It Started Out As A Nice Day…

It was a pleasant afternoon yesterday at the salt marsh so I decided to set up a time lapse to run while I was watching and photographing the various birds that were out enjoying their day. The black skimmer photos from my previous post were taken while the time lapse was running. Notice in the time lapse video how you can see the tide coming in and gradually covering over the oyster beds and filling in the marsh. In the beginning you can also see some wood storks and egrets fishing in the lower right corner.

The white fluffy clouds began to thicken and get darker and I knew a storm was moving in. You can see the darker clouds come in from the left side of the time lapse. The storm was coming from the southwest and the time lapse was pointed north toward the salt marsh. When I started to hear the thunder and saw some lightning I turned around and saw this shelf cloud rapidly move in and practically roll right over my head. At this point I stopped the time lapse and went to quickly grab a few shots of the shelf cloud before the sky opened up on me. The first photo was taken with a regular wide angle lens and the second one was taken with the 8mm fisheye.

The 42 second time lapse video was made using just over 1,000 photos, one taken every five seconds for a bit less then an hour and a half and processed at 24fps. I wish I could have let the time lapse go on longer but with the lightning and coming heavy rain I really had to get out of there! 

Storm Clouds in Murrells Inlet

Storm Clouds in Murrells Inlet

58 thoughts on “It Started Out As A Nice Day…

  1. Fascinating pictures, Phil! A sense of foreboding, watching the cloud coming in. A great view of your salt marsh, as well!

      • That little white arrow in the lower left corner should get it to play but I see you got it. I wish I could have let the TL run longer but I really did have to leave the area and quickly!
        I thought that shelf cloud rolling in looked positively apocalyptic.

  2. Great job, Phil. Most impressive, Phil. I really enjoyed watching those clouds from the comfort of my home. It must have been quite surreal being out there as it was happening.

    • Thanks very much Sylvia and yes it was an almost surreal experience especially when that huge shelf cloud started moving right toward and over us. As you might expect my wife and I were the only ones (nuts) still out there when this baby came rolling in! 😯 😀

    • Thanks much glad you liked these. I got rained on, thundered on, and lightninged on. Well luckily I did not actually get hit with lightning. There was a terrified little gator nearby that I felt sorry for and almost scooped him up and took him home. Jack would love that.

    • I’m happy you enjoyed seeing these photos and TL video, it was an experience for sure.
      Good to get rain, I could live with it not raining on me so much but then again I was the one that voluntarily stayed out there. 🙂

  3. Thanks for the video. Love seeing the movements of the birds over time. Good stuff! Those clouds looked pretty ominous, too…you get some big thunderstorms once they rolled in?

    • Thanks very much for checking these out and glad you liked the photos and TL vid!
      We do get some pretty good T storms and it’s especially amazing when a huge shelf cloud like this comes out from the west and rolls in over the ocean. This location is right at the beach and the offshore wind had been blowing the clouds west all day until it all changed when this moved in.
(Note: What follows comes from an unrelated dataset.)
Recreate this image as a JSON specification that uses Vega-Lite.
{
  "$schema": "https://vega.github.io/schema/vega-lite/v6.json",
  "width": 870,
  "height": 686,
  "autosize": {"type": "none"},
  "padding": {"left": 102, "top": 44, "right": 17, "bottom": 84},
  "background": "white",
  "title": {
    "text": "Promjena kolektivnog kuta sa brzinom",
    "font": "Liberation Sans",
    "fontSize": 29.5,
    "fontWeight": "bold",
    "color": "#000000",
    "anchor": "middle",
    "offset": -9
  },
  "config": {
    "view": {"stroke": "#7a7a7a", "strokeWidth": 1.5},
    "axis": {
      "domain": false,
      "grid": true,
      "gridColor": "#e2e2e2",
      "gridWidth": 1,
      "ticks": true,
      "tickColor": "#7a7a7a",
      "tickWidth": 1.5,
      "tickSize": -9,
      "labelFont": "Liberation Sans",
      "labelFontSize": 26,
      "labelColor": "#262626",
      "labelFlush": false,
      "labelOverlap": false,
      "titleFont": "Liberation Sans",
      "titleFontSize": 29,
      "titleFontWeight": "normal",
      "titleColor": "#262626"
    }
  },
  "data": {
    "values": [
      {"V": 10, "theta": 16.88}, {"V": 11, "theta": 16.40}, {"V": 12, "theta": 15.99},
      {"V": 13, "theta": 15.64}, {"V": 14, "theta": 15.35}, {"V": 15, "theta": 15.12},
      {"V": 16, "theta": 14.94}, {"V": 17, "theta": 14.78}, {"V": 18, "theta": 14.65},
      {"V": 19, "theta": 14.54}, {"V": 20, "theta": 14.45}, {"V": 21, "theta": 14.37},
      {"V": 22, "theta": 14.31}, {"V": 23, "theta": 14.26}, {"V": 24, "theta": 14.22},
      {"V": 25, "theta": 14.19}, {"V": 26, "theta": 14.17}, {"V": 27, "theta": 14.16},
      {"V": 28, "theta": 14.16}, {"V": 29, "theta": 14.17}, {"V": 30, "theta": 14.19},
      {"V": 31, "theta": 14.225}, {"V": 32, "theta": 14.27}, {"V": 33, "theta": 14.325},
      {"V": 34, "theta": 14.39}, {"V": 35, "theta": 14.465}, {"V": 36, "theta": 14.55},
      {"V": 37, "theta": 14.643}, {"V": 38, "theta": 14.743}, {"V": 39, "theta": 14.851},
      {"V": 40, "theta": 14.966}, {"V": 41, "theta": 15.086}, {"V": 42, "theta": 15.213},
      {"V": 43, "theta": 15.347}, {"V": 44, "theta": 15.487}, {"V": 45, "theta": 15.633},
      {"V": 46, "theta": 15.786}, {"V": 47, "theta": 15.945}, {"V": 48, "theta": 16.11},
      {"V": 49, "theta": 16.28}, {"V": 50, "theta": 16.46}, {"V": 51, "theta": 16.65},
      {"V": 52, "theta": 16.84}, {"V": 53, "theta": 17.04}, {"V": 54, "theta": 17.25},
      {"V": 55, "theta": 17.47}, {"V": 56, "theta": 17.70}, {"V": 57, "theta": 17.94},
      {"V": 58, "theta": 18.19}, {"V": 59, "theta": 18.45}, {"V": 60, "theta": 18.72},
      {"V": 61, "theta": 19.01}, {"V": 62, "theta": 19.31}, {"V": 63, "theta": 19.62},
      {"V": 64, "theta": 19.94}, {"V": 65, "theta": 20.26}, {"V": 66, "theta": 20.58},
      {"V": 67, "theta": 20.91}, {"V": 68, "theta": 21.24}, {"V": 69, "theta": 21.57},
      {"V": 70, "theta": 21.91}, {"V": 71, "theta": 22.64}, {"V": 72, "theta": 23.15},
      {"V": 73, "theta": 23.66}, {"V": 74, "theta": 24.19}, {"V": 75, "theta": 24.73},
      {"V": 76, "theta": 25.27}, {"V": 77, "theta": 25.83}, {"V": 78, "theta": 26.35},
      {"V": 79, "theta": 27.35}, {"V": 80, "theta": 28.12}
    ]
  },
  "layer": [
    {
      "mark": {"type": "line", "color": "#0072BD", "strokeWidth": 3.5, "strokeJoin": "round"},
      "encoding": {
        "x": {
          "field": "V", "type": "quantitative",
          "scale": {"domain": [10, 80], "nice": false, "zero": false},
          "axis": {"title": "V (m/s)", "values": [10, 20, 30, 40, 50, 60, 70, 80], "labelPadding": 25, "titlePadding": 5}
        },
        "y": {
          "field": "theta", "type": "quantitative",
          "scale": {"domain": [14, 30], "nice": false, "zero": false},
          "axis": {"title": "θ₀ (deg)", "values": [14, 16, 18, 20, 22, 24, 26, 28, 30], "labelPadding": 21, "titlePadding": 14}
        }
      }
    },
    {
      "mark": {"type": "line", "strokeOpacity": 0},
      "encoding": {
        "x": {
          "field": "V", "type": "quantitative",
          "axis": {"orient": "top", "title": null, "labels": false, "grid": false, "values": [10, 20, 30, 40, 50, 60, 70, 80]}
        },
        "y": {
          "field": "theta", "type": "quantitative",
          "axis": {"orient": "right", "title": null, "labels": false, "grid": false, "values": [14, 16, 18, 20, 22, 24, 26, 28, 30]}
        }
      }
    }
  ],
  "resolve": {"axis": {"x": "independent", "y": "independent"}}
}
  4. The time lapse is brilliant. I have bought an interval timer but haven’t used it yet as I’m not sure what software I need to create the video. The storks are like ants. These conditions can be scary but they frequently offer fantastic light for photography. Excellent work, Phil.

    • Thanks Andrew, glad you liked the photos and TL vid! If you look at the first photo, you can see some little white dots along the shoreline visible in the lower right corner, those were four wood storks.
      I use an interval timer and do a batch adjust and resize in photoshop (but you don’t have to do tha) before processing the final video using Quick Time Pro.
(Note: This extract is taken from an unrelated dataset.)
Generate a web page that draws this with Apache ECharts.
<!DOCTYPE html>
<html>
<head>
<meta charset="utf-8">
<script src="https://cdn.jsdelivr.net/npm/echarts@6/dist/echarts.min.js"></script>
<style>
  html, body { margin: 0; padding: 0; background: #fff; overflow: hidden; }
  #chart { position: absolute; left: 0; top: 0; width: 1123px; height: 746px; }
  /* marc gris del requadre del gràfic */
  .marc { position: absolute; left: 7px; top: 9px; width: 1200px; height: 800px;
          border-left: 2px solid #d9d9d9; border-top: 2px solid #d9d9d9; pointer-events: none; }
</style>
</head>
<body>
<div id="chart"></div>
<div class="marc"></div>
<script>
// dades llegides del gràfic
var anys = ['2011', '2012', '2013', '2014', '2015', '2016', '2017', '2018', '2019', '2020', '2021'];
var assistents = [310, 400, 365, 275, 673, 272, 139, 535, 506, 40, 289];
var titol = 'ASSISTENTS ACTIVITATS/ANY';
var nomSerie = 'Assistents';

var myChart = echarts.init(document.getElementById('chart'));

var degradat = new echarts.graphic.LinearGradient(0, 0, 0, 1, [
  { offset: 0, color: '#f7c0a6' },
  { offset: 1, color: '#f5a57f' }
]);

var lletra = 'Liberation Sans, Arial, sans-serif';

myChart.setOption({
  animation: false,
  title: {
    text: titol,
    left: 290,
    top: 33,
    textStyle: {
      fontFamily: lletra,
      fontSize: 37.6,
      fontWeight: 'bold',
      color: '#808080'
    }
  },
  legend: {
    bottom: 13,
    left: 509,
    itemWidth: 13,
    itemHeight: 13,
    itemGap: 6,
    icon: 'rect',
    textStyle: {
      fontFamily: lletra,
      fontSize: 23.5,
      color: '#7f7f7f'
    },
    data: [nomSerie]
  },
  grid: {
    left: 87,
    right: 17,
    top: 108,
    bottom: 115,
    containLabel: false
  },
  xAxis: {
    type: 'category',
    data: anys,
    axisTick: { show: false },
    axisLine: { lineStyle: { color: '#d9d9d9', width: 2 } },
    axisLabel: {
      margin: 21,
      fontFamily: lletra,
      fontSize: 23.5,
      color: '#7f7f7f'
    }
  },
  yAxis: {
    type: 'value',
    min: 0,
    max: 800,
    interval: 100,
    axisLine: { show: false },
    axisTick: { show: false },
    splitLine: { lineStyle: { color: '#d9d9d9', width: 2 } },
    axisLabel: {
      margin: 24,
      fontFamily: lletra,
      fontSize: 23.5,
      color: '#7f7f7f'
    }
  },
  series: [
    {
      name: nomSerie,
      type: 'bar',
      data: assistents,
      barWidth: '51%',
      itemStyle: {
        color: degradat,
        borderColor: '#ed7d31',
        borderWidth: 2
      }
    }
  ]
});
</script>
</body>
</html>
  5. Very, very cool! When I watched the video before reading your test, I assumed it covered a much longer span of time. That really shows how fast a front can move.

    • Yes one thing I have learned from doing TL videos is that even when the clouds appear to be mostly just hanging in one place they are actually moving and often faster then you might think.
      Glad you liked these!

  6. Wow, that time lapse is awesome! It’s amazing how those ominous and dramatic clouds seem to just roll in suddenly from nowhere.
    Now, you’ve got me wanting to learn how to do time lapse video. I’ve never done one.

    • I’m glad you liked that TL video, as soon as I tried one I got hooked. I don’t do them often and sometimes you never know how it will look later once you start it but they sure are fun to make and look at!
      I’m sure you would enjoy making one!